Burning coal has significant implications for air and water pollution, but its most serious long-term impact is on global warming. The story has become all too familiar: when coal is burned, it emits vast amounts of carbon dioxide, the most common anthropogenic greenhouse gas. Coal is responsible for around 45% of anthropogenic emissions, the largest single source of the global temperature increase.
Even if the international awareness of the climate emergency is increasing, the reality remains alarming. In November 2019, reports have shown that in China alone, 43GW of new coal power has been built in just over a year, and an extra 148GW is planned – roughly equivalent to the entire fleet of coal plants in the EU. The heart of the problem is that while some countries are continuing to decrease the share of coal in their energy mix, others are engaging in pathways to increase their coal dependency.
Action and urgency are key
AXA’s position on climate change requires regular innovation, accompanied by the setting of even more ambitious objectives. For these reasons, AXA has strengthened its coal strategy.
AXA’s 2019 Coal Policy underlines its 2017 “no new coal” message, which is in full alignment with the UN Secretary-General’s statement at the Climate Action Summit in September 2019, appealing for no new coal power plants to be built after 2020.
In terms of investments, AXA’s new coal policy imposes even more stringent exemption limits, restricting investments in electric utilities that have a coal-based energy mix of over 30% and/or coal power expansion plans of over 300MW (vs 3000MW since 2017). This new threshold will rule out investments in most new coal projects around the world. Furthermore, since 2017, AXA does not invest in mining companies where coal accounts for more than 30% of their revenue and/or that extract over 20MT of coal annually. Now this is complemented by a new ban on power generation companies with more than 10GW of installed coal-based power production.
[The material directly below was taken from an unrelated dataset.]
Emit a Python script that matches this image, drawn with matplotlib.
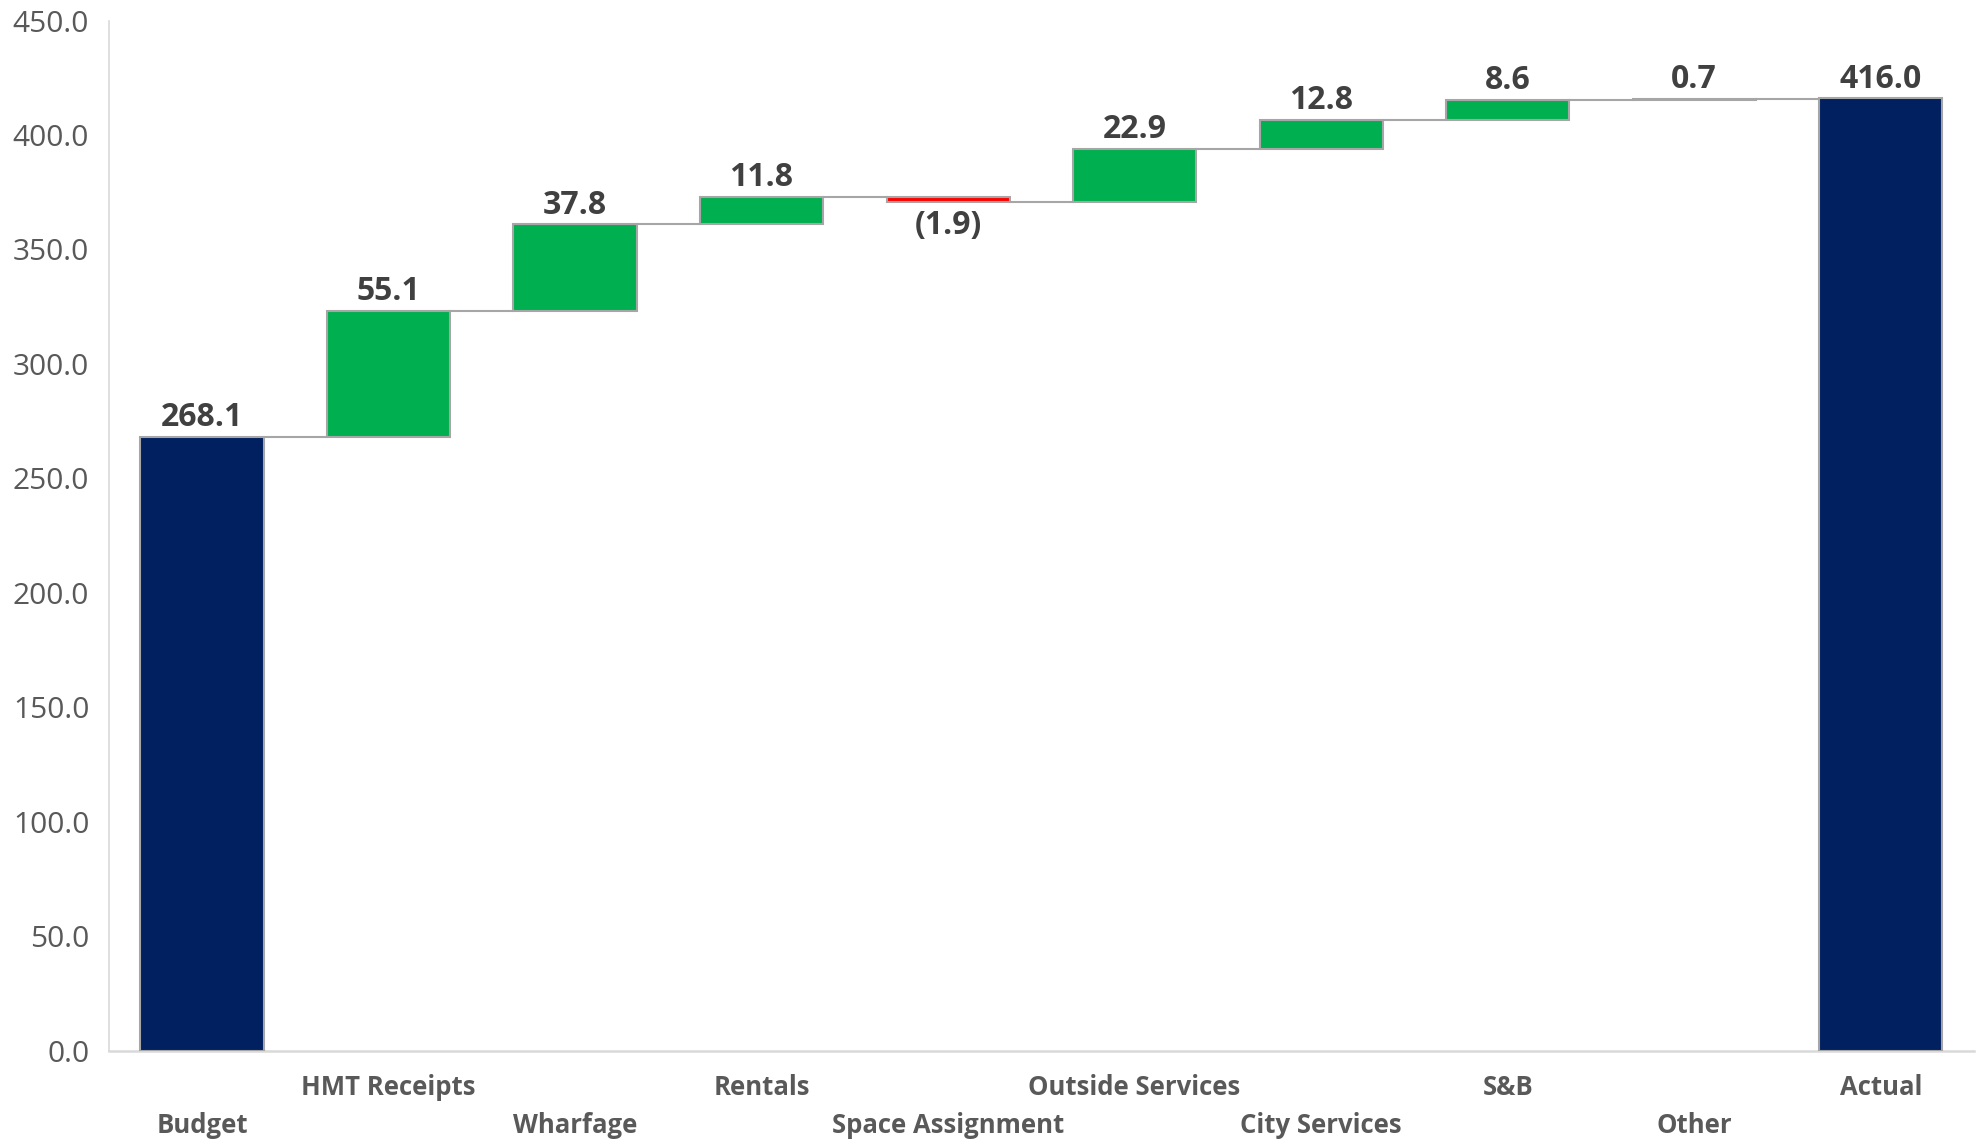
import matplotlib.pyplot as plt
import numpy as np

# Data
categories = ['Budget', 'HMT Receipts', 'Wharfage', 'Rentals', 'Space Assignment',
              'Outside Services', 'City Services', 'S&B', 'Other', 'Actual']
values = [268.1, 55.1, 37.8, 11.8, -1.9, 22.9, 12.8, 8.6, 0.7, 416.0]
is_total = [True, False, False, False, False, False, False, False, False, True]

navy = '#002060'
green = '#00B050'
red = '#FF0000'
edge = '#A6A6A6'

plt.rcParams['font.family'] = ['Open Sans', 'DejaVu Sans']

fig = plt.figure(figsize=(19.76, 11.42), dpi=100)
ax = fig.add_axes([0.055, 0.080, 0.944, 0.902])

x = np.arange(len(categories))
width = 0.66

# bottoms / heights for the waterfall
bottoms = []
heights = []
colors = []
running = 0.0
for v, tot in zip(values, is_total):
    if tot:
        bottoms.append(0)
        heights.append(v)
        colors.append(navy)
        running = v
    else:
        if v >= 0:
            bottoms.append(running)
            heights.append(v)
            colors.append(green)
        else:
            bottoms.append(running + v)
            heights.append(-v)
            colors.append(red)
        running += v

ax.bar(x, heights, width, bottom=bottoms, color=colors, edgecolor=edge, linewidth=1.5, zorder=3)

# connector lines
levels = []
running = 0.0
for v, tot in zip(values, is_total):
    running = v if tot else running + v
    levels.append(running)
for i in range(len(x) - 1):
    ax.plot([x[i] + width / 2, x[i + 1] - width / 2], [levels[i], levels[i]],
            color=edge, lw=1.5, zorder=2)

# value labels
for i, v in enumerate(values):
    if v >= 0:
        txt = f'{v:.1f}'
        ax.annotate(txt, (x[i], bottoms[i] + heights[i]), xytext=(0, 2),
                    textcoords='offset points', ha='center', va='bottom',
                    fontsize=23, fontweight='bold', color='#404040')
    else:
        txt = f'({abs(v):.1f})'
        ax.annotate(txt, (x[i], bottoms[i]), xytext=(0, -5),
                    textcoords='offset points', ha='center', va='top',
                    fontsize=23, fontweight='bold', color='#404040')

# category labels, staggered
ax.set_xticks(x)
ax.set_xticklabels([])
ax.tick_params(axis='x', length=0)
for i, c in enumerate(categories):
    yy = -0.036 if i % 2 == 1 else -0.073
    ax.text(x[i], yy, c, transform=ax.get_xaxis_transform(), ha='center', va='center',
            fontsize=18.5, fontweight='bold', color='#595959')

ax.set_xlim(-0.5, 9.5)
ax.set_ylim(0, 450)
ax.set_yticks(np.arange(0, 451, 50))
ax.set_yticklabels([f'{t:.1f}' for t in np.arange(0, 451, 50)])
ax.tick_params(axis='y', length=0, labelsize=21.5, labelcolor='#595959', pad=14)

for s in ['top', 'right']:
    ax.spines[s].set_visible(False)
ax.spines['left'].set_color('#D9D9D9')
ax.spines['bottom'].set_color('#D9D9D9')
ax.spines['left'].set_linewidth(1.2)
ax.spines['bottom'].set_linewidth(1.8)

fig.savefig('out.png', dpi=100)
A coal divestment strategy must be accompanied by policies to restrict the underwriting of coal-based power generation assets. In this regard, AXA is extending its existing ban on underwriting new and existing property and construction businesses with any coal-related project, to now include restrictions at client-level, and for any Line of Business, with companies that derive more than 30% of their turnover from coal; have a coal-based energy mix of over 30%; or mines that extract more than 20MT of coal annually. Other specific restrictions also apply.
Taking the long view: a complete coal exit
In addition to AXA’s new investments and underwriting restrictions, the Group is making a commitment to a long-term coal "exit” strategy, reducing its exposure to the thermal coal industry to zero by 2030 in the European Union and OECD countries, and by 2040 in the rest of the world. This is in line with the pathways recommended in the main climate scenarios. In practice, this means reaching a 0% global turnover from coal-related investments and underwriting by 2040.
A difficult but achievable goal
Coal is not a problem of the past. Estimates expect hundreds of new coal-fired power plants to be built across the world, which would not only add to already excessive carbon emissions, but would lock-in infrastructure in many countries to carbon-intensive pathways for decades to come. In short, current worldwide coal strategies are wholly inconsistent with climate goals.
Nevertheless, a rapid energy transition is possible. Indeed, a shift to low-carbon energy and greater energy efficiency measures can help put the world on track towards the necessary carbon reductions. What’s more, although there are certainly costs involved in transitioning away from coal, this expenditure will likely be dwarfed by the costs incurred in the future as a result of insufficient action.
This is why AXA’s new climate strategy takes a comprehensive approach, not only excluding coal investment and underwriting, but also implementing the following:
- launching AXA’s Transition Bonds, a new type of bond used exclusively to finance energy transition projects, encouraging the move towards low-carbon energy technologies;
- committing to align its investments with the Paris Agreement and to achieve a 1.5°C warming potential by 2050.
- A doubling of its green investment target from €12bn in 2020 to €24bn in 2023.